*What the task asks*.
Go through the data below and gather each line containing "this".

*Data extract*.
[START]

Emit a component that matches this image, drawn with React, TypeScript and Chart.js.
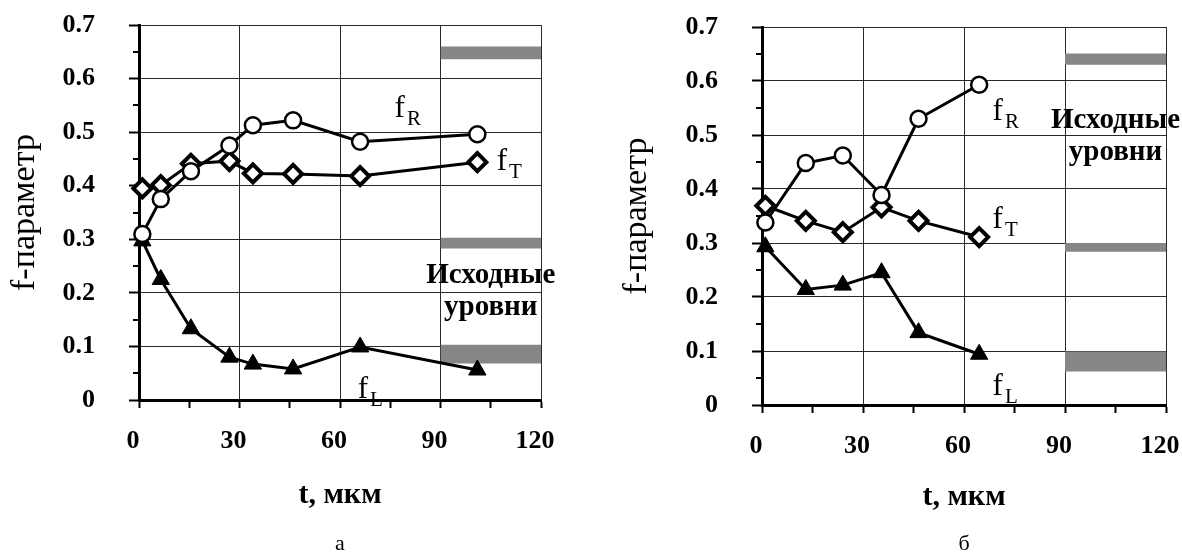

[END]
[START]

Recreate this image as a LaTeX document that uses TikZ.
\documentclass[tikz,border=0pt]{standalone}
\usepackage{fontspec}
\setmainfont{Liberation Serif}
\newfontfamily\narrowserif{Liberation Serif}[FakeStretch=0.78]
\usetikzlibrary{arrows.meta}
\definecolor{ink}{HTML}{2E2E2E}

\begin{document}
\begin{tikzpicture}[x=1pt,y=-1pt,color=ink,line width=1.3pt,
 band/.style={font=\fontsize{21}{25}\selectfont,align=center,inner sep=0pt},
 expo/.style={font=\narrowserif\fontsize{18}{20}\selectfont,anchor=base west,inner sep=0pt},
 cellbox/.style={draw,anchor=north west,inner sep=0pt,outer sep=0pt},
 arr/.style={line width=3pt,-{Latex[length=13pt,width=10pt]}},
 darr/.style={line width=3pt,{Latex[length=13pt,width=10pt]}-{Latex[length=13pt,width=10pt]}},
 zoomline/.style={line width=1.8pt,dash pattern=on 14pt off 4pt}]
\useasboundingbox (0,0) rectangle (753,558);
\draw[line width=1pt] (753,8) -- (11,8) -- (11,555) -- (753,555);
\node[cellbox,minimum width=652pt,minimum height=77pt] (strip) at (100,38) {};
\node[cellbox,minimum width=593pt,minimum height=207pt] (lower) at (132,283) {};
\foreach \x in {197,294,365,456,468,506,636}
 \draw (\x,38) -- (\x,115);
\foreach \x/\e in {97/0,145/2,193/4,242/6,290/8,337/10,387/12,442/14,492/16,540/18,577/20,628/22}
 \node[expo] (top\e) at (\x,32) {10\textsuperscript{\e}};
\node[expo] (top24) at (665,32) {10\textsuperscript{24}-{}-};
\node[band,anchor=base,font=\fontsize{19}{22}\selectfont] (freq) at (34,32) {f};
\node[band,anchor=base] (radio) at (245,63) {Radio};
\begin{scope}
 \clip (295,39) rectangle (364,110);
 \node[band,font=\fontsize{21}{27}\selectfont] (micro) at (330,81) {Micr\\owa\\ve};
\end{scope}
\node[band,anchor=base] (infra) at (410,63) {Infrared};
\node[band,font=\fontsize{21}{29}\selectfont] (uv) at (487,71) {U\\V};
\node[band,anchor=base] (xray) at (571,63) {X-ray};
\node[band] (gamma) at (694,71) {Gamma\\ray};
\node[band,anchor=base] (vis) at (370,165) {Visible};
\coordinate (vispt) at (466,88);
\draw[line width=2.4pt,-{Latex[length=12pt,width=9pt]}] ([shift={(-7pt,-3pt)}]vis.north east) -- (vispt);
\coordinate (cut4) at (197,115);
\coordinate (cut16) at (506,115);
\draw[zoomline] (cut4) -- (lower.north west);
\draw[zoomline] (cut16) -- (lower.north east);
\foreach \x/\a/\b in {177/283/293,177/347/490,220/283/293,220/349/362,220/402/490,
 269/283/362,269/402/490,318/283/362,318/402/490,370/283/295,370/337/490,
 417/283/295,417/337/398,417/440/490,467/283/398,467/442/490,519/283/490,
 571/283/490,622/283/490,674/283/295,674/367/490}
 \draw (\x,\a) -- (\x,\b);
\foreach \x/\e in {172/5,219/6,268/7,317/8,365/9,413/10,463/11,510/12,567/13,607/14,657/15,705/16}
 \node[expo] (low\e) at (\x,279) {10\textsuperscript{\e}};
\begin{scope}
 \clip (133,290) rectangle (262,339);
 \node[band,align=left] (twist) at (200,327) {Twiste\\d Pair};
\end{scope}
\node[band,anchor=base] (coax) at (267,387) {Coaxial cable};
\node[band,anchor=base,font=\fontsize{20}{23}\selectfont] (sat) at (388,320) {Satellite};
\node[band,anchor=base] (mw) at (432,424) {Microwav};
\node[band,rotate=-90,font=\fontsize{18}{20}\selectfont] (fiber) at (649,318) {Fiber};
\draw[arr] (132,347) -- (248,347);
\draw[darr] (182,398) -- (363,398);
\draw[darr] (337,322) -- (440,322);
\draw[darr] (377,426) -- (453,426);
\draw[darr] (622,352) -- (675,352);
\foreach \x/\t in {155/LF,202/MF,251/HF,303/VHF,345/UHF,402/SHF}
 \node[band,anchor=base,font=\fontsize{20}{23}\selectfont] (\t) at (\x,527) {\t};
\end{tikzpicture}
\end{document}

[END]

*Output below*.
Emit a component that matches this image, drawn with React, TypeScript and Chart.js.
Recreate this image as a LaTeX document that uses TikZ.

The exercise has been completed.